Because gradients of path parameters with respect to environment (positions, orientations, geometric features) or signal variables (source phase, antenna configuration) are efficiently accessible, differentiable 3D ray tracers see direct application in wireless coverage optimization, reflector placement in complex environments, edge shaping, and joint signal-environment co-design. An inversion loop is constructed by embedding the forward tracer as a differentiable function inside a loss that encodes received power, coverage, or path delay objectives; gradients with respect to any set of trainable parameters can be computed and optimized in bulk using adaptive optimizers like Adam. Large-scale inverse problems, including those involving kilopath batches in urban or multipath environments, become tractable with wall-clock times measured in minutes for hardware-accelerated solutions (Eertmans et al., 17 Oct 2025).
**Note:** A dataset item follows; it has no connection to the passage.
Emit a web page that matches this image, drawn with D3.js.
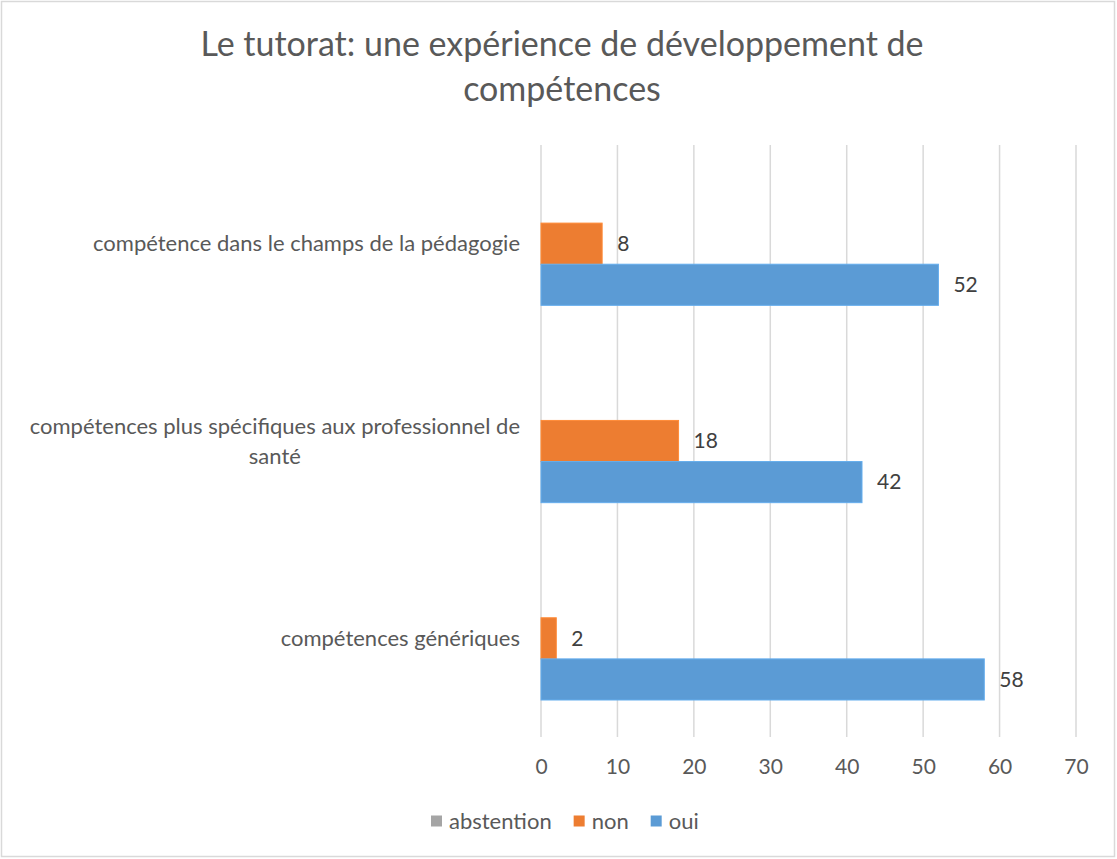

7. Significance and Future Directions

The differentiable 3D ray tracing approach exemplified by (Eertmans et al., 17 Oct 2025) marks a paradigm shift in computational geometry and simulation-based optimization. By unifying geometric path search (via Fermat's principle), high-throughput GPU optimization, and scalable automatic differentiation (via implicit methods), it enables a new generation of scientific and engineering applications—particularly where inverse problems and closed-loop physical parameter learning are key. Immediate implications include real-time, gradient-driven optimization of wireless infrastructure, adaptive physical design for communication environments, and direct integration with machine learning pipelines. Anticipated directions include expanded support for curved surfaces, nonplanar diffraction, dynamic path enumeration, and direct coupling to generative 3D scene models.

References:

"Fast, Differentiable, GPU-Accelerated Ray Tracing for Multiple Diffraction and Reflection Paths" (Eertmans et al., 17 Oct 2025)
See also related frameworks for differentiable radio propagation (Hoydis et al., 2023, Hoydis et al., 2023), learning with point-clouds (Vaara et al., 5 Jul 2025), and differentiable rendering in graphics (Li, 2019, Pal, 2019).